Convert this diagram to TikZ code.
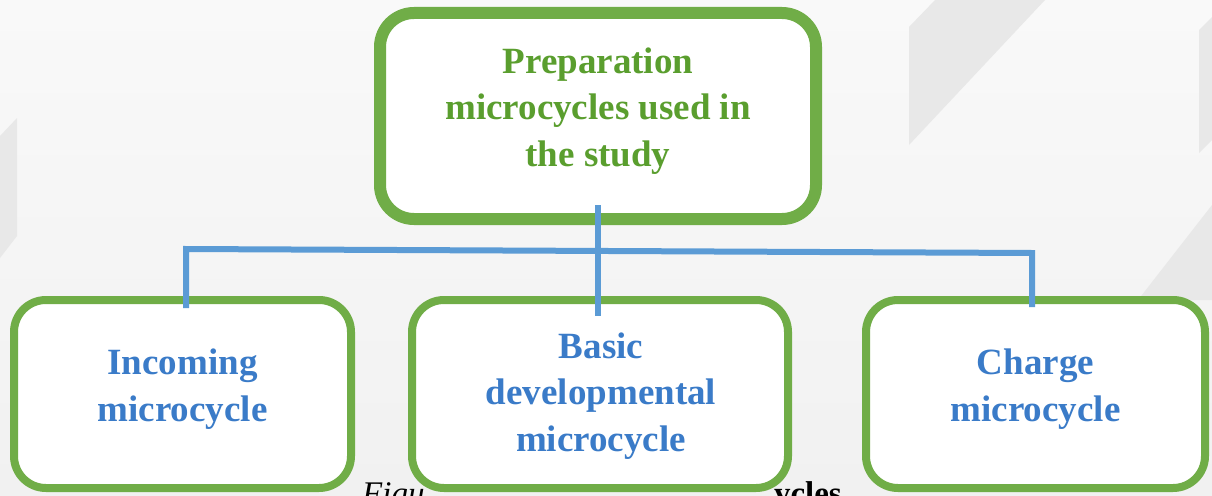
\documentclass[tikz,border=0pt]{standalone}
\usepackage{fontspec}
\setmainfont{Liberation Serif}
\definecolor{boxgreen}{HTML}{70AD47}
\definecolor{txtgreen}{HTML}{5A9E2E}
\definecolor{txtblue}{HTML}{3A7BC8}
\definecolor{connblue}{HTML}{5B9BD5}
\definecolor{bgtop}{HTML}{F9F9F9}
\definecolor{bgbot}{HTML}{F1F1F1}
\definecolor{bgshape}{HTML}{E8E8E8}
\tikzset{
  topbox/.style={draw=boxgreen, line width=12pt, fill=white, rounded corners=34pt, outer sep=0pt, inner sep=0pt},
  subbox/.style={draw=boxgreen, line width=8pt, fill=white, rounded corners=32pt, outer sep=0pt, inner sep=0pt, minimum height=188pt},
  toptext/.style={text=txtgreen, align=center, font=\bfseries\fontsize{37}{46.5}\selectfont},
  subtext/.style={text=txtblue, align=center, font=\bfseries\fontsize{37}{46.5}\selectfont},
  captext/.style={text=black, font=\fontsize{33}{40}\selectfont, inner sep=0pt},
  conn/.style={draw=connblue, line width=6pt},
  bgpoly/.style={fill=bgshape, draw=none}
}
\begin{document}
\begin{tikzpicture}[x=1pt,y=-1pt]
\useasboundingbox (0,0) rectangle (1212,495);
% background
\shade[top color=bgtop, bottom color=bgbot] (0,0) rectangle (1212,495);
\fill[bgpoly] (0,136) -- (17,118) -- (17,236) -- (0,258) -- cycle;
\fill[bgpoly] (909,27) -- (935,0) -- (1045,0) -- (909,145) -- cycle;
\fill[bgpoly] (1199,30) -- (1212,17) -- (1212,140) -- (1199,153) -- cycle;
\fill[bgpoly] (1212,205) -- (1138,300) -- (1212,300) -- cycle;
% caption fragments visible between the boxes
\node[captext, anchor=base west] (capl) at (362,504) {\textit{Figu}};
\node[captext, anchor=base east] (capr) at (842,504) {\textbf{ycles}};
% boxes
\node[topbox, minimum width=436pt, minimum height=206pt] (top) at (598,116) {};
\node[subbox, minimum width=337pt] (left) at (182.5,394) {};
\node[subbox, minimum width=376pt] (mid) at (600,394) {};
\node[subbox, minimum width=339pt] (right) at (1035.5,394) {};
% texts
\node[toptext] (toplbl) at (598,111) {Preparation\\microcycles used in\\the study};
\node[subtext] (leftlbl) at (182.5,389) {Incoming\\microcycle};
\node[subtext] (midlbl) at (601,396) {Basic\\developmental\\microcycle};
\node[subtext] (rightlbl) at (1035.5,389) {Charge\\microcycle};
% connectors
\coordinate (jL) at (186,249);
\coordinate (jR) at (1032,253);
\draw[conn] ([yshift=14pt]top.south) -- ([yshift=-16pt]top.south |- mid.north);
\draw[conn] ([yshift=-8pt]jL |- left.north) -- (jL) -- (jR) -- ([yshift=-7pt]jR |- right.north);
\end{tikzpicture}
\end{document}
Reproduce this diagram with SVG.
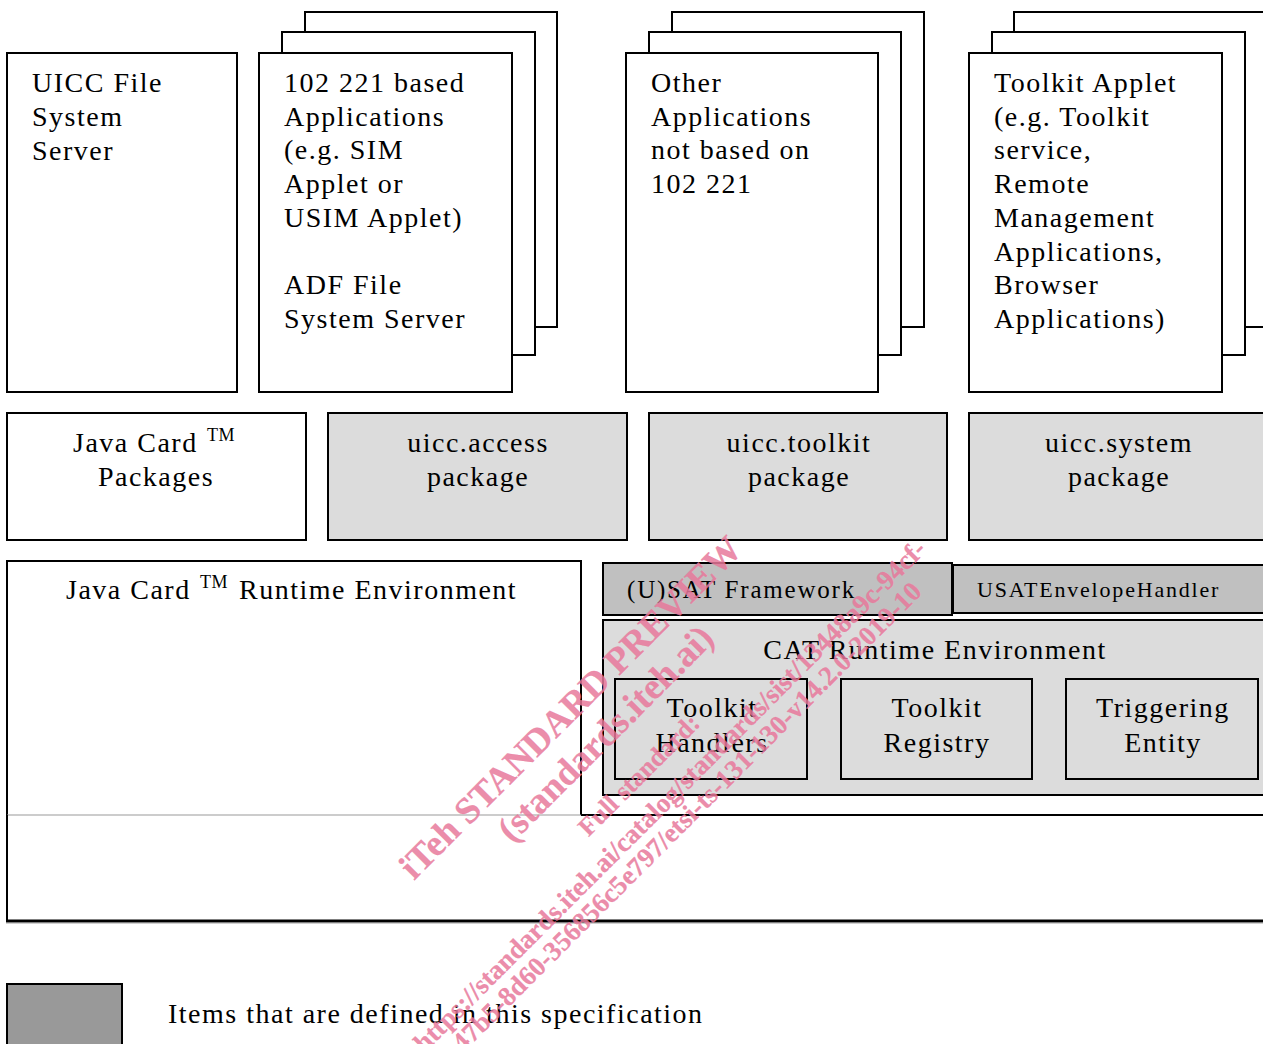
<svg xmlns="http://www.w3.org/2000/svg" width="1263" height="1044" viewBox="0 0 1263 1044">
<style>
text { font-family: "Liberation Serif", "Times New Roman", serif; fill: #000; }
.t { font-size: 28px; letter-spacing: 1.5px; }
.s { font-size: 25px; letter-spacing: 1.8px; }
.xs { font-size: 22px; letter-spacing: 1.8px; }
.tm { font-size: 18px; letter-spacing: 0.5px; }
.c { text-anchor: middle; }
.box { fill: #fff; stroke: #000; stroke-width: 2; }
.lg { fill: #dcdcdc; stroke: #000; stroke-width: 2; }
.dg { fill: #c0c0c0; stroke: #000; stroke-width: 2; }
.leg { fill: #999; stroke: #000; stroke-width: 2; }
.ln { fill: none; stroke: #000; stroke-width: 2; }
.wm text { font-weight: bold; fill: #e8789b; fill-opacity: 0.85; stroke: #e8789b; stroke-opacity: 0.6; stroke-width: 0.4; text-anchor: middle; letter-spacing: 0; }
</style>

<g id="uicc-fs-server">
  <rect class="box" x="7" y="53" width="230" height="339"/>
  <text class="t" x="32" y="92">UICC File</text>
  <text class="t" x="32" y="126">System</text>
  <text class="t" x="32" y="160">Server</text>
</g>

<g id="apps-102221">
  <rect class="box" x="305" y="12" width="252" height="315"/>
  <rect class="box" x="282" y="32" width="253" height="323"/>
  <rect class="box" x="259" y="53" width="253" height="339"/>
  <text class="t" x="284" y="92">102 221 based</text>
  <text class="t" x="284" y="126">Applications</text>
  <text class="t" x="284" y="159">(e.g. SIM</text>
  <text class="t" x="284" y="193">Applet or</text>
  <text class="t" x="284" y="227">USIM Applet)</text>
  <text class="t" x="284" y="294">ADF File</text>
  <text class="t" x="284" y="328">System Server</text>
</g>

<g id="other-apps">
  <rect class="box" x="672" y="12" width="252" height="315"/>
  <rect class="box" x="649" y="32" width="252" height="323"/>
  <rect class="box" x="626" y="53" width="252" height="339"/>
  <text class="t" x="651" y="92">Other</text>
  <text class="t" x="651" y="126">Applications</text>
  <text class="t" x="651" y="159">not based on</text>
  <text class="t" x="651" y="193">102 221</text>
</g>

<g id="toolkit-applet">
  <rect class="box" x="1014" y="12" width="260" height="315"/>
  <rect class="box" x="992" y="32" width="253" height="323"/>
  <rect class="box" x="969" y="53" width="253" height="339"/>
  <text class="t" x="994" y="92">Toolkit Applet</text>
  <text class="t" x="994" y="126">(e.g. Toolkit</text>
  <text class="t" x="994" y="159">service,</text>
  <text class="t" x="994" y="193">Remote</text>
  <text class="t" x="994" y="227">Management</text>
  <text class="t" x="994" y="261">Applications,</text>
  <text class="t" x="994" y="294">Browser</text>
  <text class="t" x="994" y="328">Applications)</text>
</g>

<g id="javacard-packages">
  <rect class="box" x="7" y="413" width="299" height="127"/>
  <text class="t" x="73" y="452">Java Card</text>
  <text class="tm" x="207" y="441">TM</text>
  <text class="t c" x="156" y="486">Packages</text>
</g>

<g id="uicc-access">
  <rect class="lg" x="328" y="413" width="299" height="127"/>
  <text class="t c" x="478" y="452">uicc.access</text>
  <text class="t c" x="478" y="486">package</text>
</g>

<g id="uicc-toolkit">
  <rect class="lg" x="649" y="413" width="298" height="127"/>
  <text class="t c" x="799" y="452">uicc.toolkit</text>
  <text class="t c" x="799" y="486">package</text>
</g>

<g id="uicc-system">
  <rect class="lg" x="969" y="413" width="310" height="127"/>
  <text class="t c" x="1119" y="452">uicc.system</text>
  <text class="t c" x="1119" y="486">package</text>
</g>

<g id="jcre">
  <path class="ln" d="M7,815 V561 H581 V815"/>
  <line x1="7" y1="815" x2="581" y2="815" stroke="#999" stroke-width="1.2"/>
  <text class="t" x="66" y="599">Java Card</text>
  <text class="tm" x="200" y="588">TM</text>
  <text class="t" x="239" y="599" letter-spacing="1.7">Runtime Environment</text>
</g>

<g id="jcre-lower">
  <line x1="581" y1="815" x2="1270" y2="815" stroke="#000" stroke-width="2"/>
  <line x1="7" y1="815" x2="7" y2="921" stroke="#000" stroke-width="2"/>
  <line x1="6" y1="921" x2="1270" y2="921" stroke="#000" stroke-width="3"/>
  <line x1="6" y1="923.5" x2="1270" y2="923.5" stroke="#d0d0d0" stroke-width="1"/>
</g>

<g id="usat-framework">
  <rect class="dg" x="603" y="563" width="349" height="52"/>
  <text class="s" x="627" y="598">(U)SAT Framework</text>
</g>

<g id="usat-envelope-handler">
  <rect class="dg" x="953" y="565" width="320" height="48" stroke-width="3"/>
  <text class="xs" x="977" y="597">USATEnvelopeHandler</text>
</g>

<g id="cat-re">
  <rect class="lg" x="603" y="620" width="670" height="175"/>
  <text class="t c" x="935" y="659">CAT Runtime Environment</text>
</g>

<g id="toolkit-handlers">
  <rect class="lg" x="615" y="679" width="192" height="100"/>
  <text class="t c" x="712" y="717">Toolkit</text>
  <text class="t c" x="712" y="752">Handlers</text>
</g>

<g id="toolkit-registry">
  <rect class="lg" x="841" y="679" width="191" height="100"/>
  <text class="t c" x="937" y="717">Toolkit</text>
  <text class="t c" x="937" y="752">Registry</text>
</g>

<g id="triggering-entity">
  <rect class="lg" x="1066" y="679" width="192" height="100"/>
  <text class="t c" x="1163" y="717">Triggering</text>
  <text class="t c" x="1163" y="752">Entity</text>
</g>

<g id="legend">
  <rect class="leg" x="7" y="984" width="115" height="70"/>
  <text class="t" x="168" y="1023">Items that are defined in this specification</text>
</g>

<g id="connectors"></g>

<g class="wm" id="watermark">
  <text x="579" y="716" font-size="37" transform="rotate(-45 579 716)">iTeh STANDARD PREVIEW</text>
  <text x="614" y="742" font-size="37" transform="rotate(-45 614 742)">(standards.iteh.ai)</text>
  <text x="645" y="781" font-size="26" transform="rotate(-45 645 781)">Full standard:</text>
  <text x="676" y="802" font-size="27" transform="rotate(-45 676 802)">https://standards.iteh.ai/catalog/standards/sist/13448a9c-94cf-</text>
  <text x="693" y="823" font-size="27" transform="rotate(-45 693 823)">47b5-8d60-356856c5e797/etsi-ts-131-130-v14.2.0-2019-10</text>
</g>
</svg>
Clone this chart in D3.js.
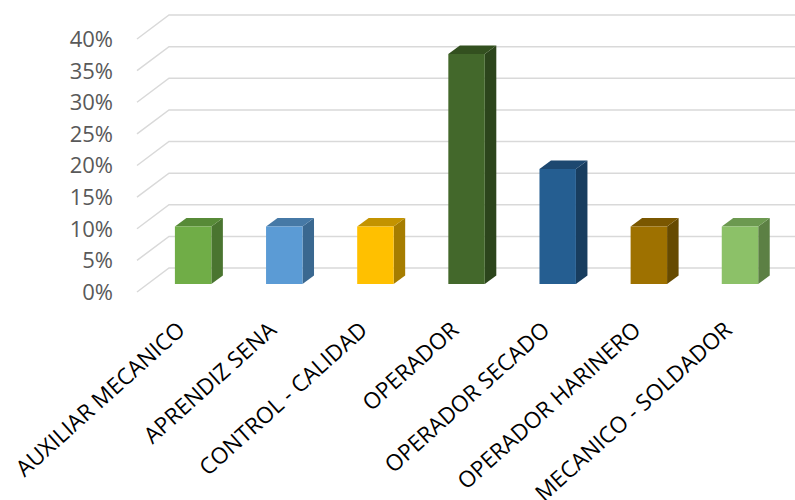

• **TASK**: Reply with one number: the count of lines in the entries that include the word "diagram".

• **SOLUTION BELOW**: 2